Clause 4 permits financial assistance to be provided in any form,
“as the Secretary of State, with the consent of the Treasury, considers appropriate”.
If we were able to do it and if—that is a big “if”—the Treasury agrees, the Secretary of State could divert funds into it. Amendment 6 permits the Government to use a proportion of revenues from auctioning emission permits to fund the bank. There is already provision within that.
This is creative thinking and I am very grateful to my noble friend for that because he is a great creative thinker. I turn to the Nuclear Liabilities Fund. Clearly, as the noble Lord, Lord Jenkin, quite rightly said, two things are going on here. One is that this is a fund that is committed to nuclear liabilities; it is committed to the nuclear industry and, therefore, it has a range of opportunities in the nuclear industry in which it could invest. The noble Lord, Lord Wigley, referred to Wylfa and other investments in new nuclear. I had discussions with the chairman of the NLF about developing the fund into nuclear investments, including, for example, a MOX plant, which is something that we were committed to when I was in the department and, indeed, new nuclear. That is entirely for the NLF to decide for itself.

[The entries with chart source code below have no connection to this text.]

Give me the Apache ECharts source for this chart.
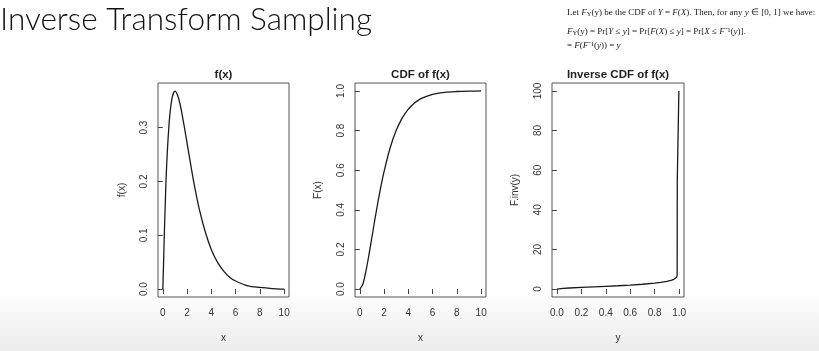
<!DOCTYPE html>
<html><head><meta charset="utf-8">
<script src="https://cdn.jsdelivr.net/npm/echarts@6/dist/echarts.min.js"></script>
<style>html,body{margin:0;padding:0;background:#fff}#c{width:819px;height:351px}</style>
</head><body><div id="c"></div>
<script>
// ---- data ----
const pdfX = [0,0.25,0.5,0.75,1,1.25,1.5,1.75,2,2.5,3,3.5,4,4.5,5,5.5,6,7,8,9,10];
const pdfY = [0,0.195,0.303,0.354,0.368,0.358,0.335,0.304,0.271,0.205,0.149,0.106,0.073,0.050,0.034,0.022,0.015,0.006,0.003,0.001,0.000];
const cdfX = [0,0.25,0.5,0.75,1,1.25,1.5,1.75,2,2.5,3,3.5,4,4.5,5,5.5,6,7,8,9,10];
const cdfY = [0,0.026,0.090,0.173,0.264,0.355,0.442,0.522,0.594,0.713,0.801,0.864,0.908,0.939,0.960,0.973,0.983,0.993,0.997,0.999,1.0];
const invX = [0,0.05,0.1,0.2,0.3,0.4,0.5,0.6,0.7,0.8,0.85,0.9,0.94,0.96,0.97,0.98,0.984,0.985,0.997,0.998];
const invY = [0,0.36,0.53,0.82,1.10,1.38,1.68,2.02,2.44,2.99,3.37,3.89,4.53,5.05,5.42,5.95,7.2,54.5,54.5,100];
const xTicks1 = [0,2,4,6,8,10];
const yTicks1 = [0,0.1,0.2,0.3];
const yTicks2 = [0,0.2,0.4,0.6,0.8,1.0];
const xTicks3 = [0,0.2,0.4,0.6,0.8,1.0];
const yTicks3 = [0,20,40,60,80,100];
const titles = ['f(x)','CDF of f(x)','Inverse CDF of f(x)'];
const xNames = ['x','x','y'];
const yNames = ['f(x)','F(x)','F.inv(y)'];

const pair = (a,b)=>a.map((v,i)=>[v,b[i]]);
const chart = echarts.init(document.getElementById('c'));
const TXT = '#333';
const FONT = 'Liberation Sans';
function xAxis(i,min,max,ticks,fmt){
  return {gridIndex:i,type:'value',min:min,max:max,
    axisLine:{show:false},
    axisTick:{show:true,inside:false,length:5,customValues:ticks,lineStyle:{color:'#444'}},
    axisLabel:{customValues:ticks,margin:11,color:TXT,fontSize:10,fontFamily:FONT,formatter:fmt},
    splitLine:{show:false},
    name:xNames[i],nameLocation:'middle',nameGap:36,nameTextStyle:{color:TXT,fontSize:10,fontFamily:FONT}};
}
function yAxis(i,min,max,ticks,fmt,gap){
  return {gridIndex:i,type:'value',min:min,max:max,
    axisLine:{show:false},
    axisTick:{show:true,inside:false,length:5,customValues:ticks,lineStyle:{color:'#444'}},
    axisLabel:{customValues:ticks,margin:9,rotate:90,color:TXT,fontSize:10,fontFamily:FONT,formatter:fmt},
    splitLine:{show:false},
    name:yNames[i],nameLocation:'middle',nameRotate:90,nameGap:gap,nameTextStyle:{color:TXT,fontSize:10,fontFamily:FONT}};
}
const f1 = v=>v.toFixed(1), f0 = v=>String(Math.round(v));
const grids = [{left:158,top:83,width:131,height:214},{left:355,top:83,width:131,height:214},{left:552,top:83,width:132,height:214}];
const serif = {fontSize:9,fontFamily:'Liberation Serif'};
const rich = {i:Object.assign({fontStyle:'italic'},serif),s:{fontSize:6.5,fontFamily:'Liberation Serif',padding:[4,0,0,0]}};
chart.setOption({
  animation:false,
  backgroundColor:{type:'linear',x:0,y:0,x2:0,y2:1,colorStops:[{offset:0,color:'#ffffff'},{offset:0.82,color:'#ffffff'},{offset:1,color:'#ececec'}]},
  title:titles.map((t,i)=>({text:t,left:grids[i].left+grids[i].width/2,top:69,padding:0,textAlign:'center',
     textStyle:{fontSize:11.5,fontWeight:'bold',color:'#222',fontFamily:FONT}})),
  grid:grids.map(g=>Object.assign({show:true,borderColor:'#555',borderWidth:1,backgroundColor:'transparent'},g)),
  xAxis:[xAxis(0,-0.4,10.4,xTicks1,f0),xAxis(1,-0.4,10.4,xTicks1,f0),xAxis(2,-0.04,1.04,xTicks3,f1)],
  yAxis:[yAxis(0,-0.0147,0.383,yTicks1,f1,31),yAxis(1,-0.04,1.04,yTicks2,f1,32),yAxis(2,-4,104,yTicks3,f0,32)],
  series:[
    {type:'line',xAxisIndex:0,yAxisIndex:0,data:pair(pdfX,pdfY),smooth:0.3,showSymbol:false,lineStyle:{color:'#1a1a1a',width:1.3}},
    {type:'line',xAxisIndex:1,yAxisIndex:1,data:pair(cdfX,cdfY),smooth:0.3,showSymbol:false,lineStyle:{color:'#1a1a1a',width:1.3}},
    {type:'line',xAxisIndex:2,yAxisIndex:2,data:pair(invX,invY),smooth:false,showSymbol:false,lineStyle:{color:'#1a1a1a',width:1.3}}
  ],
  graphic:[
    {type:'text',left:0,top:4,style:{text:'Inverse Transform Sampling',fontSize:31.5,fontFamily:'Lato',fontWeight:300,fill:'#111'}},
    {type:'text',left:567,top:8,style:Object.assign({text:'Let {i|F}{s|Y}(y) be the CDF of {i|Y} = {i|F}({i|X}). Then, for any {i|y} ∈ [0, 1] we have:',fill:'#222',rich:rich},serif)},
    {type:'text',left:567,top:27,style:Object.assign({text:'{i|F}{s|Y}(y) = Pr[{i|Y} ≤ {i|y}] = Pr[{i|F}({i|X}) ≤ {i|y}] = Pr[{i|X} ≤ {i|F}⁻¹({i|y})].',fill:'#222',rich:rich},serif)},
    {type:'text',left:567,top:41,style:Object.assign({text:'= {i|F}({i|F}⁻¹({i|y})) = {i|y}',fill:'#222',rich:rich},serif)}
  ]
});
</script></body></html>
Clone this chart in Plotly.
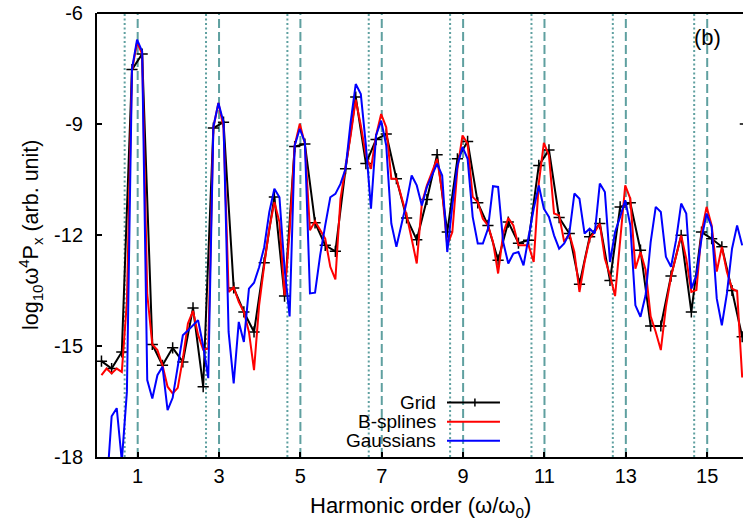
import plotly.graph_objects as go

# ---------------- data ----------------
grid_x = [0.11, 0.36, 0.61, 0.86, 1.11, 1.36, 1.61, 1.86, 2.11, 2.36, 2.61, 2.86,
          3.11, 3.36, 3.61, 3.86, 4.11, 4.36, 4.61, 4.86, 5.11, 5.36, 5.61, 5.86,
          6.11, 6.36, 6.61, 6.86, 7.11, 7.36, 7.61, 7.86, 8.11, 8.36, 8.61, 8.86,
          9.11, 9.36, 9.61, 9.86, 10.11, 10.36, 10.61, 10.86, 11.11, 11.36, 11.61, 11.86,
          12.11, 12.36, 12.61, 12.86, 13.11, 13.36, 13.61, 13.86, 14.11, 14.36, 14.61, 14.86,
          15.11, 15.36, 15.61, 15.86]
grid_y = [-15.41, -15.61, -15.16, -7.53, -7.11, -14.96, -15.52, -15.05, -15.43, -13.97, -16.10, -9.11,
          -8.95, -13.43, -14.08, -14.62, -12.75, -10.97, -13.65, -9.61, -9.54, -11.67, -12.28, -12.44,
          -10.21, -8.27, -10.07, -9.42, -9.27, -10.48, -11.54, -12.13, -11.04, -9.83, -11.92, -9.94,
          -9.47, -11.13, -11.74, -12.68, -11.65, -12.22, -12.14, -10.12, -9.70, -11.53, -11.96, -13.33,
          -12.05, -11.69, -13.23, -11.24, -11.13, -12.41, -14.46, -14.46, -13.11, -12.01, -14.08, -11.92,
          -12.10, -12.32, -13.50, -14.75]

fine_x = [0.11, 0.235, 0.36, 0.485, 0.61, 0.735, 0.86, 0.985,
          1.11, 1.235, 1.36, 1.485, 1.61, 1.735, 1.86, 1.985,
          2.11, 2.235, 2.36, 2.485, 2.61, 2.735, 2.86, 2.985,
          3.11, 3.235, 3.36, 3.485, 3.61, 3.735, 3.86, 3.985,
          4.11, 4.235, 4.36, 4.485, 4.61, 4.735, 4.86, 4.985,
          5.11, 5.235, 5.36, 5.485, 5.61, 5.735, 5.86, 5.985,
          6.11, 6.235, 6.36, 6.485, 6.61, 6.735, 6.86, 6.985,
          7.11, 7.235, 7.36, 7.485, 7.61, 7.735, 7.86, 7.985,
          8.11, 8.235, 8.36, 8.485, 8.61, 8.735, 8.86, 8.985,
          9.11, 9.235, 9.36, 9.485, 9.61, 9.735, 9.86, 9.985,
          10.11, 10.235, 10.36, 10.485, 10.61, 10.735, 10.86, 10.985,
          11.11, 11.235, 11.36, 11.485, 11.61, 11.735, 11.86, 11.985,
          12.11, 12.235, 12.36, 12.485, 12.61, 12.735, 12.86, 12.985,
          13.11, 13.235, 13.36, 13.485, 13.61, 13.735, 13.86, 13.985,
          14.11, 14.235, 14.36, 14.485, 14.61, 14.735, 14.86, 14.985,
          15.11, 15.235, 15.36, 15.485, 15.61, 15.735, 15.86]

bspline_y = [-15.79, -15.61, -15.74, -15.61, -15.70, -13.8, -7.56, -6.79,
             -7.11, -13.6, -14.96, -15.11, -15.52, -16.10, -16.28, -16.13,
             -15.35, -14.39, -14.05, -14.70, -15.10, -15.07, -9.10, -8.43,
             -9.09, -13.54, -13.41, -13.81, -14.08, -14.62, -15.65, -13.90,
             -12.82, -11.83, -11.11, -11.65, -13.63, -11.9, -9.58, -8.99,
             -9.53, -11.87, -11.63, -11.87, -12.10, -12.86, -13.20, -11.02,
             -10.21, -9.31, -8.34, -9.04, -9.85, -10.21, -9.31, -8.73,
             -9.09, -10.48, -10.48, -10.97, -11.47, -12.10, -12.77, -11.15,
             -10.66, -10.30, -9.94, -10.84, -12.28, -11.92, -10.21, -9.31,
             -9.53, -10.97, -11.11, -11.56, -11.74, -12.19, -13.04, -11.96,
             -11.54, -11.74, -12.28, -12.28, -12.28, -12.73, -10.6, -9.51,
             -9.85, -11.42, -11.47, -12.19, -11.96, -12.46, -13.54, -12.73,
             -12.10, -11.92, -11.69, -12.64, -13.09, -13.65, -12.1, -10.66,
             -11.02, -12.91, -12.46, -12.94, -14.2, -14.62, -15.11, -13.94,
             -13.13, -12.55, -12.01, -12.64, -13.54, -13.49, -11.92, -11.24,
             -11.74, -12.99, -12.32, -13.0, -13.45, -13.52, -15.85]

gauss_y = [-19.5, -18.9, -16.9, -16.68, -18.1, -16.24, -7.51, -6.72,
           -7.04, -15.92, -16.42, -15.79, -15.56, -16.73, -16.40, -15.5,
           -14.71, -14.58, -14.45, -14.30, -15.0, -15.87, -9.08, -8.43,
           -8.95, -14.62, -16.01, -14.35, -14.89, -13.45, -13.29, -12.87,
           -12.33, -11.38, -10.75, -10.98, -12.90, -14.20, -9.58, -9.13,
           -9.49, -13.58, -13.56, -12.55, -11.74, -10.98, -10.89, -10.62,
           -10.21, -8.95, -7.92, -8.19, -9.58, -11.29, -9.31, -8.91,
           -9.58, -11.69, -12.32, -11.74, -11.11, -10.39, -10.66, -11.20,
           -10.70, -10.39, -10.07, -10.39, -12.46, -11.20, -10.12, -9.62,
           -9.94, -11.51, -12.23, -12.23, -11.83, -10.68, -10.70, -12.19,
           -12.77, -12.50, -12.46, -12.82, -12.0, -11.29, -10.66, -11.29,
           -11.51, -12.01, -12.37, -12.23, -11.96, -10.88, -11.02, -11.96,
           -11.83, -11.96, -10.61, -10.84, -12.73, -11.92, -11.51, -11.06,
           -11.74, -13.90, -14.21, -13.63, -12.19, -11.24, -11.38, -12.59,
           -12.86, -12.14, -11.15, -11.42, -13.45, -13.09, -12.10, -11.42,
           -11.78, -13.72, -14.44, -13.58, -12.37, -11.74, -12.28]

odd_harmonics = [1, 3, 5, 7, 9, 11, 13, 15]
shifted_lines = [0.68, 2.68, 4.68, 6.68, 8.68, 10.68, 12.68, 14.68]
x_tick_vals = [1, 3, 5, 7, 9, 11, 13, 15]
x_tick_text = ["1", "3", "5", "7", "9", "11", "13", "15"]
y_tick_vals = [-18, -15, -12, -9, -6]
y_tick_text = ["-18", "-15", "-12", "-9", "-6"]
legend_names = ["Grid", "B-splines", "Gaussians"]
colors = ["#000000", "#ff0000", "#0000ff"]

X_RANGE = [0, 15.88]
Y_RANGE = [-18, -6]
TEAL = "#5fa0a0"
FONT = "Liberation Sans, Arial, sans-serif"

fig = go.Figure()

fig.add_trace(go.Scatter(x=grid_x, y=grid_y, mode="lines+markers", name=legend_names[0],
                         line=dict(color=colors[0], width=2),
                         marker=dict(symbol="cross-thin", size=8,
                                     line=dict(color=colors[0], width=1.5)),
                         showlegend=False))
fig.add_trace(go.Scatter(x=fine_x, y=bspline_y, mode="lines", name=legend_names[1],
                         line=dict(color=colors[1], width=2), showlegend=False))
fig.add_trace(go.Scatter(x=fine_x, y=gauss_y, mode="lines", name=legend_names[2],
                         line=dict(color=colors[2], width=2), showlegend=False))

shapes = []
for xv in odd_harmonics:
    shapes.append(dict(type="line", xref="x", yref="paper", x0=xv, x1=xv, y0=0, y1=1,
                       line=dict(color=TEAL, width=2, dash="9px,4px"), layer="below"))
for xv in shifted_lines:
    shapes.append(dict(type="line", xref="x", yref="paper", x0=xv, x1=xv, y0=0, y1=1,
                       line=dict(color=TEAL, width=2, dash="2px,2.5px"), layer="below"))
# top border
shapes.append(dict(type="line", xref="paper", yref="paper", x0=0, x1=1, y0=1, y1=1,
                   line=dict(color="black", width=2)))
# right-side tick fragment at -9
shapes.append(dict(type="line", xref="x", yref="y", x0=15.80, x1=15.88, y0=-9, y1=-9,
                   line=dict(color="black", width=1.5)))

# custom legend (text left of sample)
leg_rows = [0.1228, 0.0794, 0.0367]
annotations = []
for name, col, yy in zip(legend_names, colors, leg_rows):
    annotations.append(dict(x=0.528, y=yy, xref="paper", yref="paper", text=name,
                            showarrow=False, xanchor="right", yanchor="middle",
                            font=dict(family=FONT, size=19, color="black")))
    shapes.append(dict(type="line", xref="paper", yref="paper", x0=0.5418, x1=0.6238,
                       y0=yy, y1=yy, line=dict(color=col, width=2)))
shapes.append(dict(type="line", xref="paper", yref="paper", x0=0.585, x1=0.585,
                   y0=leg_rows[0] - 0.009, y1=leg_rows[0] + 0.009,
                   line=dict(color="black", width=1.5)))

annotations.append(dict(x=15.0, y=-6.66, xref="x", yref="y", text="(b)", showarrow=False,
                        xanchor="center", yanchor="middle",
                        font=dict(family=FONT, size=22, color="black")))
annotations.append(dict(x=-0.1037, y=0.5, xref="paper", yref="paper",
                        text="log<sub>10</sub>ω<sup>4</sup>P<sub>x</sub> (arb. unit)",
                        showarrow=False, textangle=-90, xanchor="center", yanchor="middle",
                        font=dict(family=FONT, size=21.5, color="black")))
annotations.append(dict(x=0.5, y=-0.112, xref="paper", yref="paper",
                        text="Harmonic order (ω/ω<sub>0</sub>)",
                        showarrow=False, xanchor="center", yanchor="middle",
                        font=dict(family=FONT, size=22, color="black")))

fig.update_layout(
    width=743, height=527,
    margin=dict(l=97, r=0, t=13, b=70, autoexpand=False),
    paper_bgcolor="white", plot_bgcolor="white",
    shapes=shapes, annotations=annotations,
    showlegend=False,
    font=dict(family=FONT, size=20, color="black"),
)
fig.update_xaxes(range=X_RANGE, tickvals=x_tick_vals, ticktext=x_tick_text,
                 ticks="inside", ticklen=5, tickwidth=1.5, tickcolor="black",
                 showline=True, linecolor="black", linewidth=2, showgrid=False,
                 zeroline=False, ticklabelstandoff=0,
                 tickfont=dict(family=FONT, size=20, color="black"))
fig.update_yaxes(range=Y_RANGE, tickvals=y_tick_vals, ticktext=y_tick_text,
                 ticks="inside", ticklen=5, tickwidth=1.5, tickcolor="black",
                 showline=True, linecolor="black", linewidth=2, showgrid=False,
                 zeroline=False, ticklabelstandoff=8,
                 tickfont=dict(family=FONT, size=20, color="black"))

fig.write_html("out.html", config={"displayModeBar": False},
               post_script="document.body.style.margin='0px';document.body.style.overflow='hidden';")
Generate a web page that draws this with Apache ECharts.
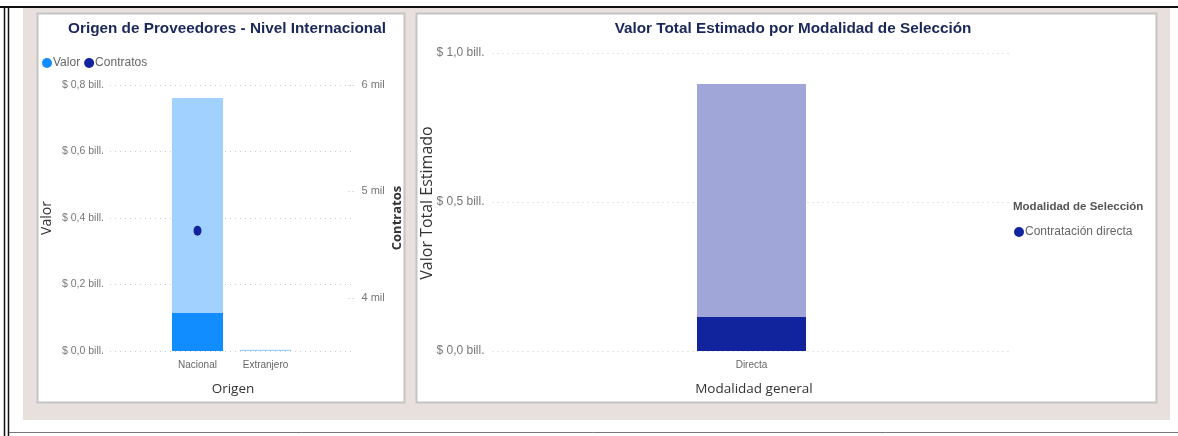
<!DOCTYPE html>
<html>
<head>
<meta charset="utf-8">
<script src="https://cdn.jsdelivr.net/npm/echarts@6/dist/echarts.min.js"></script>
<style>
  html, body { margin: 0; padding: 0; background: #ffffff; }
  #chart { width: 1178px; height: 436px; }
</style>
</head>
<body>
<div id="chart"></div>
<script>
// ---------- Data ----------
const origenCategorias = ['Nacional', 'Extranjero'];
const valorTotalBill = [0.761, 0.004];       // total value (bill.)
const valorResaltadoBill = [0.114, 0];       // highlighted value (bill.)
const contratos = [4630, null];              // contracts count
const valorTicks = [0, 0.2, 0.4, 0.6, 0.8];
const contratosTicks = [4000, 5000, 6000];

const modalidadCategorias = ['Directa'];
const valorEstimadoTotalBill = [0.896];
const valorEstimadoResaltadoBill = [0.114];
const estimadoTicks = [0, 0.5, 1.0];

// ---------- Styling ----------
const NARROW = '"Liberation Sans", Arial, sans-serif';
const SANS = '"Open Sans", "Liberation Sans", sans-serif';
const billFmt = v => '$ ' + v.toFixed(1).replace('.', ',') + ' bill.';
const milFmt = v => (v / 1000) + ' mil';

const chart = echarts.init(document.getElementById('chart'), null, { renderer: 'canvas' });

const option = {
  animation: false,
  backgroundColor: '#ffffff',
  title: [
    { text: 'Origen de Proveedores - Nivel Internacional', left: 222, top: 16, textAlign: 'center',
      textStyle: { fontFamily: NARROW, fontWeight: 'bold', fontSize: 15.3, color: '#1a275a' } },
    { text: 'Valor Total Estimado por Modalidad de Selección', left: 788, top: 16, textAlign: 'center',
      textStyle: { fontFamily: NARROW, fontWeight: 'bold', fontSize: 15.3, color: '#1a275a' } }
  ],
  legend: [
    { data: ['Valor', 'Contratos'], left: 37, top: 52, icon: 'circle', itemWidth: 10, itemHeight: 10,
      itemGap: 4, textStyle: { fontFamily: NARROW, fontSize: 12, color: '#666', padding: [0, 0, 0, -4] } },
    { data: ['Contratación directa'], left: 1009, top: 221, icon: 'circle', itemWidth: 10, itemHeight: 10,
      textStyle: { fontFamily: NARROW, fontSize: 12, color: '#666', padding: [0, 0, 0, -4] } }
  ],
  grid: [
    { left: 163.5, top: 85, width: 136, height: 266 },   // left bars
    { left: 110, top: 85, width: 242, height: 266 },     // left gridlines
    { left: 492.5, top: 53, width: 518, height: 298 }    // right chart
  ],
  xAxis: [
    { type: 'category', gridIndex: 0, data: origenCategorias,
      axisLine: { show: false }, axisTick: { show: false },
      axisLabel: { fontFamily: NARROW, fontSize: 10, color: '#666', margin: 9 } },
    { type: 'value', gridIndex: 1, show: false, min: 0, max: 1 },
    { type: 'category', gridIndex: 2, data: modalidadCategorias,
      axisLine: { show: false }, axisTick: { show: false },
      axisLabel: { fontFamily: NARROW, fontSize: 10, color: '#666', margin: 9 } }
  ],
  yAxis: [
    { type: 'value', gridIndex: 0, min: 0, max: 0.8, show: false },
    { type: 'value', gridIndex: 1, min: 0, max: 0.8, interval: 0.2,
      axisLine: { show: false }, axisTick: { show: false },
      axisLabel: { customValues: valorTicks, formatter: billFmt, fontFamily: NARROW, fontSize: 10.5, color: '#777', margin: 6 },
      splitLine: { lineStyle: { type: [1, 4], color: '#cccccc', width: 1 } } },
    { type: 'value', gridIndex: 0, position: 'right', offset: 49, min: 3500, max: 6000,
      axisLine: { show: false },
      axisTick: { show: true, customValues: contratosTicks, length: 6, inside: false,
        lineStyle: { type: [1, 3], color: '#bbb' } },
      axisLabel: { customValues: contratosTicks, formatter: milFmt, fontFamily: NARROW, fontSize: 11, color: '#777', margin: 13 },
      splitLine: { show: false } },
    { type: 'value', gridIndex: 2, min: 0, max: 1.0, interval: 0.5,
      axisLine: { show: false }, axisTick: { show: false },
      axisLabel: { customValues: estimadoTicks, formatter: billFmt, fontFamily: NARROW, fontSize: 12, color: '#777', margin: 8 },
      splitLine: { lineStyle: { type: [1, 4], color: '#cccccc', width: 1 } } }
  ],
  series: [
    { name: 'Valor total', type: 'bar', xAxisIndex: 0, yAxisIndex: 0, data: valorTotalBill,
      barWidth: 51, barGap: '-100%', itemStyle: { color: '#a0d1ff' }, z: 2 },
    { name: 'Valor', type: 'bar', xAxisIndex: 0, yAxisIndex: 0, data: valorResaltadoBill,
      barWidth: 51, barGap: '-100%', itemStyle: { color: '#118dff' }, z: 3 },
    { name: 'Contratos', type: 'scatter', xAxisIndex: 0, yAxisIndex: 2, data: contratos,
      symbol: 'circle', symbolSize: [8, 10], itemStyle: { color: '#12239e', opacity: 1 }, z: 4 },
    { name: 'Valor estimado total', type: 'bar', xAxisIndex: 2, yAxisIndex: 3, data: valorEstimadoTotalBill,
      barWidth: 109, barGap: '-100%', itemStyle: { color: '#a0a7d8' }, z: 2 },
    { name: 'Contratación directa', type: 'bar', xAxisIndex: 2, yAxisIndex: 3, data: valorEstimadoResaltadoBill,
      barWidth: 109, barGap: '-100%', itemStyle: { color: '#12239e' }, z: 3 }
  ],
  graphic: [
    // page frame
    { type: 'rect', z: -20, shape: { x: 23, y: 8, width: 1147, height: 412 }, style: { fill: '#e8e0dc' } },
    { type: 'line', z: -10, shape: { x1: 0, y1: 7, x2: 1178, y2: 7 }, style: { stroke: '#111', lineWidth: 2 } },
    { type: 'line', z: -10, shape: { x1: 4.5, y1: 6, x2: 4.5, y2: 436 }, style: { stroke: '#111', lineWidth: 1.5 } },
    { type: 'line', z: -10, shape: { x1: 8.5, y1: 6, x2: 8.5, y2: 436 }, style: { stroke: '#111', lineWidth: 1.5 } },
    { type: 'line', z: -10, shape: { x1: 9, y1: 432.5, x2: 1178, y2: 432.5 }, style: { stroke: '#777', lineWidth: 1 } },
    // panels
    { type: 'rect', z: -15, shape: { x: 37.5, y: 13.5, width: 367, height: 389 }, style: { fill: '#fff', stroke: '#c4c4c4', lineWidth: 2 } },
    { type: 'rect', z: -15, shape: { x: 416.5, y: 13.5, width: 740, height: 389 }, style: { fill: '#fff', stroke: '#c4c4c4', lineWidth: 2 } },
    // axis titles
    { type: 'text', x: 47, y: 218, rotation: Math.PI / 2,
      style: { text: 'Valor', fontFamily: SANS, fontSize: 14, fill: '#333', align: 'center', verticalAlign: 'middle' } },
    { type: 'text', x: 397, y: 218, rotation: Math.PI / 2,
      style: { text: 'Contratos', fontFamily: SANS, fontWeight: 'bold', fontSize: 13, fill: '#333', align: 'center', verticalAlign: 'middle' } },
    { type: 'text', x: 233, y: 389,
      style: { text: 'Origen', fontFamily: SANS, fontSize: 13.5, fill: '#333', align: 'center', verticalAlign: 'middle' } },
    { type: 'text', x: 427, y: 203, rotation: Math.PI / 2,
      style: { text: 'Valor Total Estimado', fontFamily: SANS, fontSize: 16, fill: '#333', align: 'center', verticalAlign: 'middle' } },
    { type: 'text', x: 754, y: 389,
      style: { text: 'Modalidad general', fontFamily: SANS, fontSize: 13.5, fill: '#333', align: 'center', verticalAlign: 'middle' } },
    { type: 'text', x: 1013, y: 207,
      style: { text: 'Modalidad de Selección', fontFamily: NARROW, fontWeight: 'bold', fontSize: 11.5, fill: '#555', align: 'left', verticalAlign: 'middle' } }
  ]
};
chart.setOption(option);
</script>
</body>
</html>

The problem I have with the NLF diverting funds here is that this is an investment bank and it is what it says. There is no such thing as a guaranteed investment. Some investments go up and some investments go down and if the NLF lost money, co-venturing with the Green Investment Bank on things that it did not understand, of course the liabilities would not be met. Despite the fact that we may consider it a very boring return on the investment at the moment, it is planned to match some of the liabilities. But I do not want the noble Lord, Lord Teverson, to go away thinking that actually the NLF is enhancing its investments, but think that it has enough on its plate with the nuclear industry.
Therefore, given the commitments that I have made on Clauses 4 and 6, I hope that, despite the fact that two very important points have been raised—and I am grateful to my noble friend Lord Jenkin of Roding, who has expertise in this field—the noble Lord will withdraw the amendment.